The change is propagated in the new NHG in step 2. A new NHG is allocated for step 3:

ubuntu2204# show ip route 5.5.5.5 nexthop-group 
Routing entry for 5.5.5.5/32
  Known via "sharp", distance 150, metric 0, best
  Last update 00:01:44 ago
  Nexthop Group ID: 533
  * 1.1.1.2, via loop2 onlink, weight 1

linux# ip ro show
5.5.5.5 nhid 533 proto 194 src 192.168.0.1 metric 20 
    nexthop via 1.1.1.2 dev loop2 weight 1 onlink 

Screenshots

Versions recent version ubuntu-22-04. Additional context

pguibert6WIND commented 7 months ago

The issue is a limitation related protocol NHGs.

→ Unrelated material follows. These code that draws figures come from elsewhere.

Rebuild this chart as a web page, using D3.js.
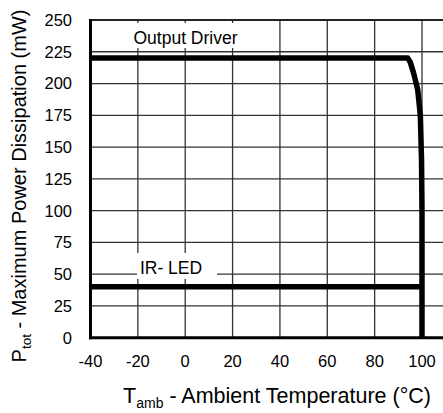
<!DOCTYPE html>
<html>
<head>
<meta charset="utf-8">
<script src="https://cdn.jsdelivr.net/npm/d3@7"></script>
<style>
  body { margin: 0; background: white; }
  svg { display: block; font-family: "Liberation Sans", Arial, sans-serif; }
</style>
</head>
<body>
<script>
const xTicks = [-40, -20, 0, 20, 40, 60, 80, 100];
const yTicks = [0, 25, 50, 75, 100, 125, 150, 175, 200, 225, 250];

// output driver derating curve (Tamb °C, Ptot mW)
const driverT = [-40, 94, 95, 96.5, 98.2, 99.3, 99.8, 100, 100];
const driverP = [220, 220, 217, 208, 195, 175, 140, 100, -1];

// IR LED derating curve
const ledT = [-40, 100];
const ledP = [40, 40];

const width = 443, height = 413;

const x = d3.scaleLinear().domain([-40, 100]).range([90.5, 422]);
const y = d3.scaleLinear().domain([0, 250]).range([337.7, 20]);

const svg = d3.select("body").append("svg")
    .attr("width", width)
    .attr("height", height);

// grid
const grid = svg.append("g")
    .attr("stroke", "#333")
    .attr("stroke-width", 1.3);

grid.selectAll("line.h")
  .data(yTicks)
  .enter().append("line")
    .attr("x1", x(-40)).attr("x2", width + 5)
    .attr("y1", d => y(d)).attr("y2", d => y(d));

grid.selectAll("line.v")
  .data(xTicks.slice(1))
  .enter().append("line")
    .attr("x1", d => x(d)).attr("x2", d => x(d))
    .attr("y1", y(250)).attr("y2", y(0));

// label boxes that mask the grid
function label(text, cx, baseline, box) {
  svg.append("rect")
      .attr("x", box[0]).attr("y", box[1])
      .attr("width", box[2]).attr("height", box[3])
      .attr("fill", "white");
  svg.append("text")
      .attr("x", cx).attr("y", baseline)
      .attr("text-anchor", "middle")
      .attr("font-size", 17.5)
      .text(text);
}
label("Output Driver", 185.5, 44, [125, 23, 120, 25]);
label("IR- LED", 171, 274, [137, 253, 80, 26]);

// frame
svg.append("line")
    .attr("x1", x(-40)).attr("x2", width + 5)
    .attr("y1", y(250)).attr("y2", y(250))
    .attr("stroke", "#222").attr("stroke-width", 2);
svg.append("line")
    .attr("x1", x(-40)).attr("x2", x(-40))
    .attr("y1", y(250) - 1).attr("y2", y(0) + 1.5)
    .attr("stroke", "black").attr("stroke-width", 3);
svg.append("line")
    .attr("x1", x(-40) - 1.5).attr("x2", width + 5)
    .attr("y1", y(0)).attr("y2", y(0))
    .attr("stroke", "black").attr("stroke-width", 3);

// curves
const line = d3.line()
    .x(d => x(d[0]))
    .y(d => y(d[1]));

svg.append("path")
    .datum(d3.zip(driverT, driverP))
    .attr("d", line)
    .attr("fill", "none")
    .attr("stroke", "black")
    .attr("stroke-width", 5.5)
    .attr("stroke-linejoin", "round");

svg.append("path")
    .datum(d3.zip(ledT, ledP))
    .attr("d", line)
    .attr("fill", "none")
    .attr("stroke", "black")
    .attr("stroke-width", 5.5);

// tick labels
svg.append("g")
    .attr("font-size", 16.5)
    .attr("text-anchor", "end")
  .selectAll("text")
  .data(yTicks)
  .enter().append("text")
    .attr("x", 72)
    .attr("y", d => y(d))
    .attr("dy", "0.36em")
    .text(d => d);

svg.append("g")
    .attr("font-size", 16.5)
    .attr("text-anchor", "middle")
  .selectAll("text")
  .data(xTicks)
  .enter().append("text")
    .attr("x", d => x(d))
    .attr("y", 367)
    .text(d => d);

// axis titles
const xt = svg.append("text")
    .attr("x", 277)
    .attr("y", 403)
    .attr("text-anchor", "middle")
    .attr("font-size", 21.5);
xt.append("tspan").text("T");
xt.append("tspan").attr("font-size", 14).attr("dy", 5).text("amb");
xt.append("tspan").attr("dy", -5).text(" - Ambient Temperature (°C)");

const yt = svg.append("text")
    .attr("transform", "translate(26,186) rotate(-90)")
    .attr("text-anchor", "middle")
    .attr("font-size", 20);
yt.append("tspan").text("P");
yt.append("tspan").attr("font-size", 13.5).attr("dy", 5).text("tot");
yt.append("tspan").attr("dy", -5).text(" - Maximum Power Dissipation (mW)");
</script>
</body>
</html>
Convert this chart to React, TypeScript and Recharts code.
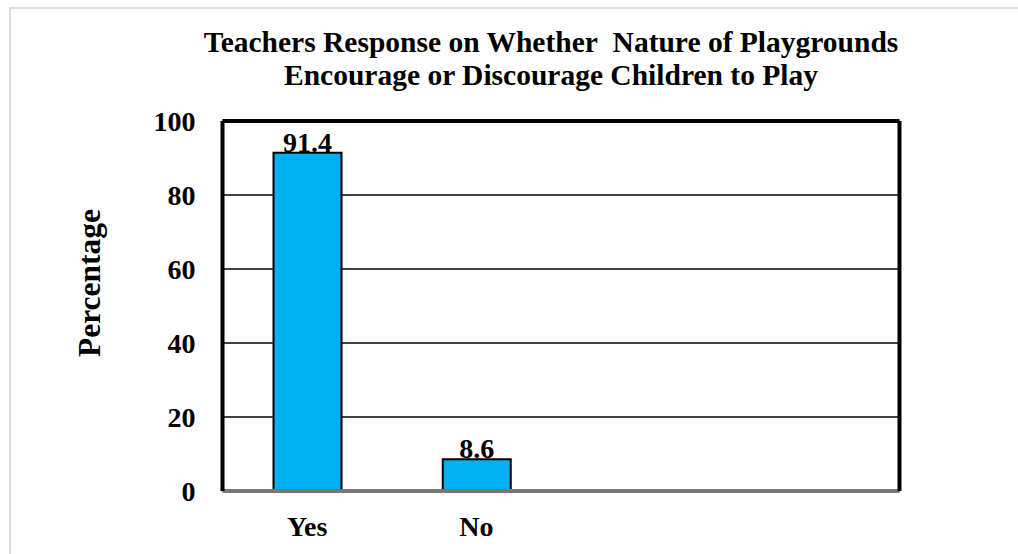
import { Bar, BarChart, CartesianGrid, LabelList, ReferenceLine, XAxis, YAxis } from "recharts"

const categories = ["Yes", "No", "", ""]
const percentages = [91.4, 8.6, null, null]
const yTicks = [0, 20, 40, 60, 80, 100]

const data = categories.map((name, i) => ({ name, value: percentages[i] }))

const serif = '"Liberation Serif", "Times New Roman", serif'
const tickStyle = { fontSize: 28, fontWeight: 700, fill: "#000", fontFamily: serif }

export default function App() {
  return (
    <div style={{ position: "relative", width: 1018, height: 554, overflow: "hidden", background: "#fff", fontFamily: serif }}>
      <style>{"body{margin:0}"}</style>
      <div style={{ position: "absolute", left: 9, top: 7, width: 1040, height: 580, border: "2px solid #dcdcdc" }} />
      <div
        style={{
          position: "absolute",
          left: 51,
          top: 25.5,
          width: 1000,
          textAlign: "center",
          fontSize: 29.5,
          fontWeight: 700,
          lineHeight: "33px",
          color: "#000",
        }}
      >
        Teachers Response on Whether&nbsp; Nature of Playgrounds
        <br />
        Encourage or Discourage Children to Play
      </div>
      <div
        style={{
          position: "absolute",
          left: 90,
          top: 283,
          transform: "translate(-50%, -50%) rotate(-90deg)",
          whiteSpace: "nowrap",
          fontSize: 31.5,
          fontWeight: 700,
          color: "#000",
        }}
      >
        Percentage
      </div>
      <div style={{ position: "absolute", left: 0, top: 0 }}>
        <BarChart width={1018} height={554} data={data} margin={{ top: 121, right: 116.5, bottom: 3, left: 0 }}>
          <CartesianGrid vertical={false} stroke="#000" strokeWidth={1.4} />
          <XAxis
            dataKey="name"
            height={60}
            tickLine={false}
            tickMargin={19}
            tick={tickStyle}
            axisLine={{ stroke: "#777", strokeWidth: 4 }}
            interval={0}
          />
          <YAxis
            width={222.5}
            domain={[0, 100]}
            ticks={yTicks}
            tickLine={false}
            tickMargin={21}
            tick={tickStyle}
            axisLine={{ stroke: "#000", strokeWidth: 4 }}
          />
          {/* right-hand frame edge of the plot */}
          <YAxis
            yAxisId="frame"
            orientation="right"
            width={2}
            domain={[0, 100]}
            tick={false}
            tickLine={false}
            axisLine={{ stroke: "#000", strokeWidth: 4 }}
          />
          <ReferenceLine y={100} stroke="#000" strokeWidth={4} />
          <Bar dataKey="value" fill="#00b0f0" stroke="#000" strokeWidth={2} barSize={68} isAnimationActive={false}>
            <LabelList dataKey="value" position="top" offset={1} style={tickStyle} />
          </Bar>
        </BarChart>
      </div>
    </div>
  )
}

Meaning that when bgp PIC will be made available, it is highly likely that the 'ip protocol bgp route-map' will have some severe flaws in relation with bgp nexthops updates.

An attempt has been tried to gather all NHGs that depend from the same NHG protocol in that branch:

https://github.com/pguibert6WIND/frr/tree/nhg_dependency_issue_15169

Unfortunately, there are some side effect with all_protocol_startup... So set it to on hold.

pguibert6WIND commented 7 months ago

with pull request, the route-map test fails:

when applying follow patch over https://github.com/FRRouting/frr/pull/14973

@@ -1453,10 +1453,16 @@ def test_nexthop_groups_with_route_maps():
     net["r1"].cmd(
         'vtysh -c "c t" -c "route-map NH-SRC permit 111" -c "set src %s"' % src_str
     )
-    net["r1"].cmd('vtysh -c "c t" -c "ip protocol sharp route-map NH-SRC"')
-
     net["r1"].cmd('vtysh -c "sharp install routes %s nexthop-group test 1"' % route_str)

+    nhg_id = route_get_nhg_id("%s/32" % route_str)
+    print(f"XXXXXXXXXX NH ID is {nhg_id} before route-map")
+    verify_route_nexthop_group("%s/32" % route_str)
+
+    net["r1"].cmd('vtysh -c "c t" -c "ip protocol sharp route-map NH-SRC"')
+
+    nhg_id = route_get_nhg_id("%s/32" % route_str)
+    print(f"XXXXXXXXXX NH ID is {nhg_id} after route-map")
     verify_route_nexthop_group("%s/32" % route_str)

     # Only a valid test on linux using nexthop objects
-- 
2.34.1

I obtain the same NHID before and after applying the route-map in recursive mode, whereas the NHID is different when not in recursive mode. non recursive mode:

XXXXXXXXXX NH ID is 103 before route-map
XXXXXXXXXX NH ID is 280 after route-map
OK

recursive mode:

XXXXXXXXXX NH ID is 181818177 before route-map
XXXXXXXXXX NH ID is 181818177 after route-map
>           assert match is not None, "Route %s/32 not installed with src %s" % (
                route_str,
                src_str,
            )
E           AssertionError: Route 2.2.2.1/32 not installed with src 192.168.0.1
E           assert None is not None

=> without recursive mode, how come a protocol NHG can refresh the two IDs 103 and 280 => with recursive mode, how come can we allocate a new NHID which is dependent from the original one.

github-actions[bot] commented 1 month ago

This issue is stale because it has been open 180 days with no activity. Comment or remove the autoclose label in order to avoid having this issue closed.

frrbot[bot] commented 1 month ago

This issue will be automatically closed in the specified period unless there is further activity.